Kedudukan Siswa, kedudukan siswa dalam pendidikan pragmatisme merupakan
suatu organisasi yang memiliki kemampuan yang luar biasa dan kompleks untuk
tumbuh.
3.
Kurikulum, kurikulum pendidikan
pragmatis berisi pengalaman yang teruji yang dapat diubah. Demikian pula minat
dan kebutuhan siswa yang dibawa ke sekolah dapat menentukan kurikulum. Guru
menyesuaikan bahan ajar sesuai dengan minat dan kebutuhan anak tersebut.
4.
Metode, metode yang digunakan dalam pendidikan pragmatisme adalah metode
aktif, yaitu learning by doing (belajar sambil bekerja), serta metode pemecahan
masalah (problem solving method), serta metode penyelidikan dan penemuan
(inquiri and discovery method). Dalam praktiknya (mengajar), metode ini
membutuhkan guru yang memiliki sifat pemberi kesempatan, bersahabat, seorang
pembimbing, berpandangan terbuka, antusias, kreatif, sadar bermasyarakat, siap
siaga, sabar, bekerjasama, dan bersungguh-sungguh agar belajar berdasarkan
pengalaman dapat diaplikasikan oleh siswa dan apa yang dicita-citakan dapat
tercapai.
5.
Peran Guru. Peran guru dalam pendidikan pragmatisme adalah mengawasi dan
membimbing pengalaman belajar siswa, tanpa mengganggu minat dan kebutuhannya.

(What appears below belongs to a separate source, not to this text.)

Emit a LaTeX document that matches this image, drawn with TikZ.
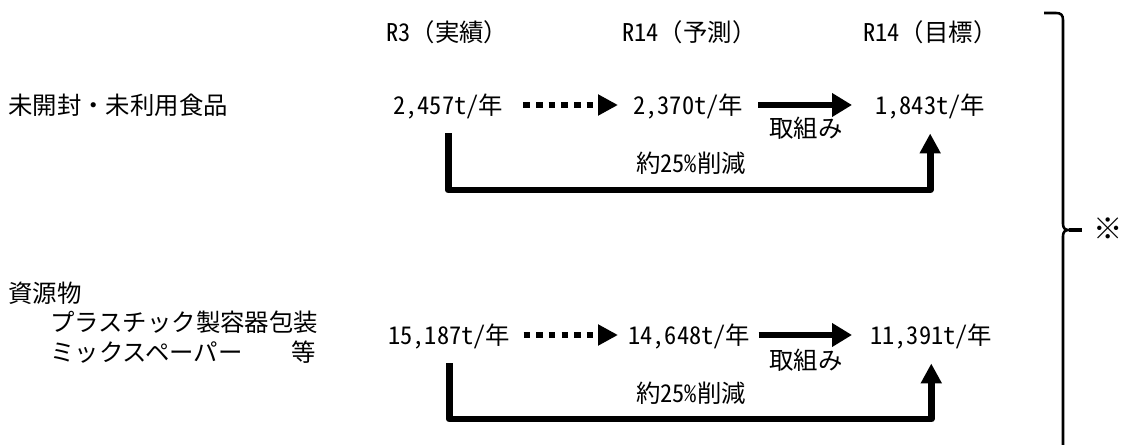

Selain hal di atas, pendidikan pragmatisme kerap dianggap sebagai pendidikan yang mencanangkan nilai-nilai demokrasi dalam ruang pembelajaran sekolah. Karena pendidikan bukan ruang yang terpisah dari sosial, setiap orang dalam suatu masyarakat juga diberi kesempatan untuk terlibat dalam setiap pengambilan keputusan pendidikan yang ada. Keputusan-keputusan tersebut kemudian mengalami evaluasi berdasarkan situasi-situasi sosial yang ada.